▸ THE PROBLEM: The entire listing is to be repeated verbatim.

▸ PROVIDED DATA:
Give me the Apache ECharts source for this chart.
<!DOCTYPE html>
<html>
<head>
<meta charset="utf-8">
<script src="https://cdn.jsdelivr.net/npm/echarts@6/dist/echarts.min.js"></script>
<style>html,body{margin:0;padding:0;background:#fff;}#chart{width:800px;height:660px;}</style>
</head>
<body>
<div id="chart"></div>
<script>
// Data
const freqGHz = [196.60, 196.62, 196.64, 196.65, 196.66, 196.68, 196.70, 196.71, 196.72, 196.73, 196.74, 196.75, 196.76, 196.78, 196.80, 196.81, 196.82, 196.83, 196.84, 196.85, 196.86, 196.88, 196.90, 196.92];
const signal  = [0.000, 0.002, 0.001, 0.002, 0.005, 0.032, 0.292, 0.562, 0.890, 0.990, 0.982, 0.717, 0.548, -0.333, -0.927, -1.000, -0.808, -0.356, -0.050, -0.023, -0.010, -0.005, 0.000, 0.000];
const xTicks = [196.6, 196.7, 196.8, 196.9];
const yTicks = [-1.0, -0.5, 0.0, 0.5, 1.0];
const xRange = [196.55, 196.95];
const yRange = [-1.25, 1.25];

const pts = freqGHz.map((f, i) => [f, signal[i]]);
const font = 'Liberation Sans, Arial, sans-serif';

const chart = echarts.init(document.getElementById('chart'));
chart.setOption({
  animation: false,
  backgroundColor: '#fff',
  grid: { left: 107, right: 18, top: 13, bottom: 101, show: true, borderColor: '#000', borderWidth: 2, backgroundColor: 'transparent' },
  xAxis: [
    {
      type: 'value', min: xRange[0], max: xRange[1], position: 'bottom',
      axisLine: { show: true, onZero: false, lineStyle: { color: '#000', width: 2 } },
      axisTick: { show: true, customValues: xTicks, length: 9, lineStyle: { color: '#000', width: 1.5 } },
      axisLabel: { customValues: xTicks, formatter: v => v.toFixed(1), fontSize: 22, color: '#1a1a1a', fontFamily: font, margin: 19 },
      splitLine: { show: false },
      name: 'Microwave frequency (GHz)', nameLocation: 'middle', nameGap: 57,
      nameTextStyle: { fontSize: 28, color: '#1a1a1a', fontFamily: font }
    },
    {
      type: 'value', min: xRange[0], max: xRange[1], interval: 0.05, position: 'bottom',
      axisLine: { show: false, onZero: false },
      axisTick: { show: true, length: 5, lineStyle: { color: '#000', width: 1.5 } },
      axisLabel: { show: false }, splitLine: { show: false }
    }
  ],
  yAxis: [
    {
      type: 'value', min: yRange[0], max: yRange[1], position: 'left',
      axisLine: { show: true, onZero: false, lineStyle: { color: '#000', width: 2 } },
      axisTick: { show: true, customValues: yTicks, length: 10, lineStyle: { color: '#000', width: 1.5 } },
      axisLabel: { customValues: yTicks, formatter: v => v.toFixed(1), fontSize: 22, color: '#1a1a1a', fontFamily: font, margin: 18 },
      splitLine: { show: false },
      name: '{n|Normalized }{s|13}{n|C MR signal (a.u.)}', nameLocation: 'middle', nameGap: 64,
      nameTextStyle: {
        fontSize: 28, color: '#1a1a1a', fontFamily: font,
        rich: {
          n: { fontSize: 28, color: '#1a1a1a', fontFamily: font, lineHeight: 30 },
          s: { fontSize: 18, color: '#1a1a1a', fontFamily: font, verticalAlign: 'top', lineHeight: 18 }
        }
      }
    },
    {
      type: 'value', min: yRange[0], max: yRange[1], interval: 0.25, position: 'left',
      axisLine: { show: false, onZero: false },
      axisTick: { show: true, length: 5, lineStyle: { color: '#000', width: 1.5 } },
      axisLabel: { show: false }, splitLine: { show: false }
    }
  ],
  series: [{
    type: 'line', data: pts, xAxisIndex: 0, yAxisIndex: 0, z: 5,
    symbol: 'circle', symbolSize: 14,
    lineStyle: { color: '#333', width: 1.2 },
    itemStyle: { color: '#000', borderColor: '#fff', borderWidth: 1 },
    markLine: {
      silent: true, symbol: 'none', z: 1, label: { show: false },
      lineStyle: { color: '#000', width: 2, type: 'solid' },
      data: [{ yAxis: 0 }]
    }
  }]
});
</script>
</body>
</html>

▸ THE ANSWER:
Give me the Apache ECharts source for this chart.
<!DOCTYPE html>
<html>
<head>
<meta charset="utf-8">
<script src="https://cdn.jsdelivr.net/npm/echarts@6/dist/echarts.min.js"></script>
<style>html,body{margin:0;padding:0;background:#fff;}#chart{width:800px;height:660px;}</style>
</head>
<body>
<div id="chart"></div>
<script>
// Data
const freqGHz = [196.60, 196.62, 196.64, 196.65, 196.66, 196.68, 196.70, 196.71, 196.72, 196.73, 196.74, 196.75, 196.76, 196.78, 196.80, 196.81, 196.82, 196.83, 196.84, 196.85, 196.86, 196.88, 196.90, 196.92];
const signal  = [0.000, 0.002, 0.001, 0.002, 0.005, 0.032, 0.292, 0.562, 0.890, 0.990, 0.982, 0.717, 0.548, -0.333, -0.927, -1.000, -0.808, -0.356, -0.050, -0.023, -0.010, -0.005, 0.000, 0.000];
const xTicks = [196.6, 196.7, 196.8, 196.9];
const yTicks = [-1.0, -0.5, 0.0, 0.5, 1.0];
const xRange = [196.55, 196.95];
const yRange = [-1.25, 1.25];

const pts = freqGHz.map((f, i) => [f, signal[i]]);
const font = 'Liberation Sans, Arial, sans-serif';

const chart = echarts.init(document.getElementById('chart'));
chart.setOption({
  animation: false,
  backgroundColor: '#fff',
  grid: { left: 107, right: 18, top: 13, bottom: 101, show: true, borderColor: '#000', borderWidth: 2, backgroundColor: 'transparent' },
  xAxis: [
    {
      type: 'value', min: xRange[0], max: xRange[1], position: 'bottom',
      axisLine: { show: true, onZero: false, lineStyle: { color: '#000', width: 2 } },
      axisTick: { show: true, customValues: xTicks, length: 9, lineStyle: { color: '#000', width: 1.5 } },
      axisLabel: { customValues: xTicks, formatter: v => v.toFixed(1), fontSize: 22, color: '#1a1a1a', fontFamily: font, margin: 19 },
      splitLine: { show: false },
      name: 'Microwave frequency (GHz)', nameLocation: 'middle', nameGap: 57,
      nameTextStyle: { fontSize: 28, color: '#1a1a1a', fontFamily: font }
    },
    {
      type: 'value', min: xRange[0], max: xRange[1], interval: 0.05, position: 'bottom',
      axisLine: { show: false, onZero: false },
      axisTick: { show: true, length: 5, lineStyle: { color: '#000', width: 1.5 } },
      axisLabel: { show: false }, splitLine: { show: false }
    }
  ],
  yAxis: [
    {
      type: 'value', min: yRange[0], max: yRange[1], position: 'left',
      axisLine: { show: true, onZero: false, lineStyle: { color: '#000', width: 2 } },
      axisTick: { show: true, customValues: yTicks, length: 10, lineStyle: { color: '#000', width: 1.5 } },
      axisLabel: { customValues: yTicks, formatter: v => v.toFixed(1), fontSize: 22, color: '#1a1a1a', fontFamily: font, margin: 18 },
      splitLine: { show: false },
      name: '{n|Normalized }{s|13}{n|C MR signal (a.u.)}', nameLocation: 'middle', nameGap: 64,
      nameTextStyle: {
        fontSize: 28, color: '#1a1a1a', fontFamily: font,
        rich: {
          n: { fontSize: 28, color: '#1a1a1a', fontFamily: font, lineHeight: 30 },
          s: { fontSize: 18, color: '#1a1a1a', fontFamily: font, verticalAlign: 'top', lineHeight: 18 }
        }
      }
    },
    {
      type: 'value', min: yRange[0], max: yRange[1], interval: 0.25, position: 'left',
      axisLine: { show: false, onZero: false },
      axisTick: { show: true, length: 5, lineStyle: { color: '#000', width: 1.5 } },
      axisLabel: { show: false }, splitLine: { show: false }
    }
  ],
  series: [{
    type: 'line', data: pts, xAxisIndex: 0, yAxisIndex: 0, z: 5,
    symbol: 'circle', symbolSize: 14,
    lineStyle: { color: '#333', width: 1.2 },
    itemStyle: { color: '#000', borderColor: '#fff', borderWidth: 1 },
    markLine: {
      silent: true, symbol: 'none', z: 1, label: { show: false },
      lineStyle: { color: '#000', width: 2, type: 'solid' },
      data: [{ yAxis: 0 }]
    }
  }]
});
</script>
</body>
</html>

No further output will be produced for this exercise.